Yoksa sizin Belediye Başkanı olarak bundan haberiniz mi yok…
Sayın Soyer, geçtiğimiz meclis toplantısında “Biz STK’ların belediyeler ile ilişkilerini güçlendirmelerine çok önem veriyoruz ve bu nedenle protokol sayıları çok. Biz çok sesliliği önemsiyoruz. Keşke daha fazla dernek ve STK Büyükşehir ile iş birliği yapsın.” dediniz…
İş birlikleri Rantta mı bağlı…
Asitem / Sinema ve Televizyoncular Meslek Birliği olarak 2 yıldır Uluslararası İzmir Film festivali ile ilgili randevu talep ediyoruz. Ancak değil randevu alabilmek, yazdığımız mektuplara bile cevap alamıyoruz. Bunu sadece bizim yaşamadığımızı da gayet iyi biliyoruz. Söylemlerinizle gerçeklerin arasındaki bu tezatlığı anlamıyor, sorguluyoruz.
Sayın Soyer, İzmir’de kültür sanatı yok etmek üzeresiniz, harcanan her kuruşun, her ihalenin hesabını Belediye Başkanı olarak sormak ve İzmir halkına vermek zorundasınız.
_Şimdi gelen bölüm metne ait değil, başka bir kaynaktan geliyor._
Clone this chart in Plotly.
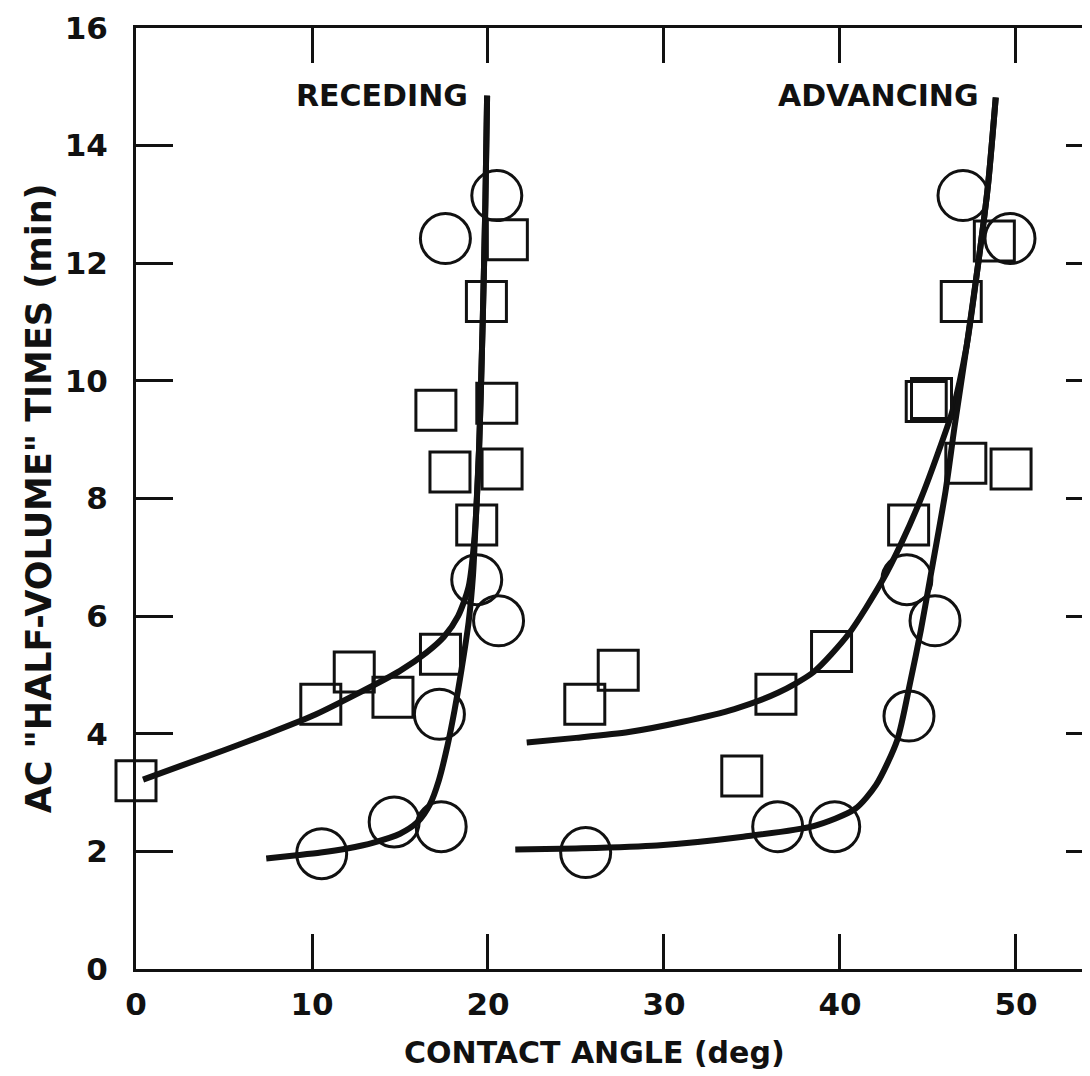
import plotly.graph_objects as go

# ---------------- data ----------------
# Receding contact angle
rec_sq_x = [0.0, 10.5, 12.4, 14.6, 17.3, 19.36, 17.84, 20.8, 17.04, 20.5, 19.91, 21.1]
rec_sq_y = [3.2, 4.5, 5.05, 4.62, 5.35, 7.55, 8.45, 8.5, 9.5, 9.62, 11.35, 12.4]
rec_ci_x = [10.55, 14.67, 17.34, 17.24, 20.6, 19.36, 17.58, 20.5]
rec_ci_y = [1.96, 2.5, 2.42, 4.33, 5.92, 6.62, 12.42, 13.15]

rec_sq_curve_x = [0.4, 2.5, 5.0, 7.5, 10.0, 12.5, 15.0, 16.5, 17.5, 18.3, 18.9, 19.25, 19.5, 19.7, 19.85, 19.95]
rec_sq_curve_y = [3.22, 3.45, 3.72, 4.0, 4.3, 4.67, 5.07, 5.38, 5.65, 6.0, 6.5, 7.4, 8.9, 11.0, 13.0, 14.85]
rec_ci_curve_x = [7.4, 9.0, 10.5, 12.0, 13.5, 15.0, 16.0, 16.7, 17.2, 17.7, 18.1, 18.5, 18.9, 19.15, 19.3, 19.5, 19.7, 19.85, 19.95]
rec_ci_curve_y = [1.88, 1.93, 1.98, 2.05, 2.15, 2.3, 2.5, 2.8, 3.2, 3.8, 4.4, 5.1, 5.9, 6.7, 7.6, 8.9, 11.0, 13.0, 14.85]

# Advancing contact angle
adv_sq_x = [25.5, 27.4, 34.42, 36.36, 39.52, 43.9, 44.9, 45.2, 47.15, 49.72, 46.89, 48.77]
adv_sq_y = [4.5, 5.08, 3.28, 4.67, 5.4, 7.55, 9.65, 9.7, 8.6, 8.5, 11.35, 12.38]
adv_ci_x = [25.55, 36.46, 39.7, 43.92, 45.4, 43.8, 46.99, 49.66]
adv_ci_y = [1.98, 2.42, 2.42, 4.3, 5.92, 6.62, 13.15, 12.42]

adv_sq_curve_x = [22.2, 25.0, 28.0, 31.0, 34.0, 36.5, 38.5, 40.5, 42.4, 43.5, 44.6, 45.6, 46.4, 47.2, 47.9, 48.4, 48.85]
adv_sq_curve_y = [3.85, 3.93, 4.03, 4.2, 4.42, 4.7, 5.05, 5.7, 6.6, 7.25, 8.0, 8.8, 9.5, 10.6, 12.1, 13.3, 14.82]
adv_ci_curve_x = [21.55, 25.0, 29.6, 34.5, 38.5, 40.85, 42.05, 43.25, 44.0, 44.6, 45.2, 46.0, 46.5, 47.2, 47.9, 48.4, 48.85]
adv_ci_curve_y = [2.03, 2.05, 2.1, 2.25, 2.43, 2.72, 3.13, 3.89, 4.89, 5.77, 6.77, 8.13, 9.2, 10.6, 12.1, 13.3, 14.82]

x_ticks = [0, 10, 20, 30, 40, 50]
y_ticks = [0, 2, 4, 6, 8, 10, 12, 14, 16]
y_right_ticks = [2, 4, 6, 8, 10, 12, 14]

x_title = "CONTACT ANGLE (deg)"
y_title = 'AC "HALF-VOLUME" TIMES (min)'
label_rec = "RECEDING"
label_adv = "ADVANCING"

# ---------------- figure ----------------
FONT = "DejaVu Sans, Liberation Sans, sans-serif"
BLACK = "#111111"

fig = go.Figure()

def curve(x, y, yaxis="y"):
    return go.Scatter(x=x, y=y, mode="lines", yaxis=yaxis, hoverinfo="skip",
                      line=dict(color=BLACK, width=6, shape="spline", smoothing=0.7),
                      showlegend=False, cliponaxis=False)

def pts(x, y, symbol, size, yaxis="y"):
    return go.Scatter(x=x, y=y, mode="markers", yaxis=yaxis, showlegend=False,
                      cliponaxis=False,
                      marker=dict(symbol=symbol, size=size, color=BLACK,
                                  line=dict(color=BLACK, width=3)))

fig.add_trace(curve(rec_sq_curve_x, rec_sq_curve_y))
fig.add_trace(curve(rec_ci_curve_x, rec_ci_curve_y))
fig.add_trace(pts(rec_sq_x, rec_sq_y, "square-open", 40))
fig.add_trace(pts(rec_ci_x, rec_ci_y, "circle-open", 50))

fig.add_trace(curve(adv_sq_curve_x, adv_sq_curve_y, "y2"))
fig.add_trace(curve(adv_ci_curve_x, adv_ci_curve_y, "y2"))
fig.add_trace(pts(adv_sq_x, adv_sq_y, "square-open", 40, "y2"))
fig.add_trace(pts(adv_ci_x, adv_ci_y, "circle-open", 50, "y2"))

TICKFONT = dict(size=31, family=FONT, color=BLACK, weight="bold")

fig.update_layout(
    width=1090, height=1076,
    margin=dict(l=128, r=0, t=20, b=115),
    paper_bgcolor="white", plot_bgcolor="white",
    font=dict(family=FONT, color=BLACK, size=31),
    showlegend=False,
    xaxis=dict(range=[0, 54.66], showline=True, linewidth=3, linecolor=BLACK,
               mirror="ticks", ticks="inside", ticklen=35, tickwidth=3, tickcolor=BLACK,
               tickvals=x_ticks, ticktext=[str(v) for v in x_ticks],
               showgrid=False, zeroline=False, ticklabelstandoff=6,
               tickfont=TICKFONT),
    yaxis=dict(range=[0, 16], showline=True, linewidth=3, linecolor=BLACK,
               mirror=False, ticks="inside", ticklen=37, tickwidth=3, tickcolor=BLACK,
               tickvals=y_ticks, ticktext=[str(v) for v in y_ticks],
               showgrid=False, zeroline=False, ticklabelstandoff=19,
               tickfont=TICKFONT),
    yaxis2=dict(range=[0, 16], overlaying="y", side="right", anchor="x",
                showline=False, ticks="inside", ticklen=32, tickwidth=3, tickcolor=BLACK,
                tickvals=y_right_ticks, showticklabels=False,
                showgrid=False, zeroline=False),
)

fig.add_annotation(text=label_rec, x=13.98, y=14.86, xref="x", yref="y",
                   xanchor="center", yanchor="middle", showarrow=False,
                   font=dict(size=30, family=FONT, color=BLACK, weight="bold"))
fig.add_annotation(text=label_adv, x=42.2, y=14.86, xref="x", yref="y",
                   xanchor="center", yanchor="middle", showarrow=False,
                   font=dict(size=30, family=FONT, color=BLACK, weight="bold"))
fig.add_annotation(text=x_title, x=0.4766, y=-0.089, xref="paper", yref="paper",
                   xanchor="center", yanchor="middle", showarrow=False,
                   font=dict(size=30, family=FONT, color=BLACK, weight="bold"))
fig.add_annotation(text=y_title, x=-0.101, y=0.50, xref="paper", yref="paper",
                   xanchor="center", yanchor="middle", textangle=-90, showarrow=False,
                   font=dict(size=35, family=FONT, color=BLACK, weight="bold"))

fig.write_html("out.html")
Tüm organizasyonları kentin marka ve imajına katkı koyması amacıyla yapılması gerekirken, sadece belli bazı isimlere kültür ve sanat adı altında fahiş rakamlar ödenmesi, her taşın altından aynı isimlerin çıkması, üstelik İzmir Sinema Ofisi gibi kurumlar tarafından şehrimizin imajının lekelenmesi kabul edilemez.
Sayın Soyer, sizi ve ekibinizin İzmir’in temiz bir o kadar da naif kültür ve sanatından elinizi çekmesini, rahat bırakmanızı son 2 yılınızı daha şeffaf, adaletli ve hesap verilir bir şekilde yönetmenizi tavsiye ediyoruz.
İzmirlinin bu hesabı soracağını da unutmayın.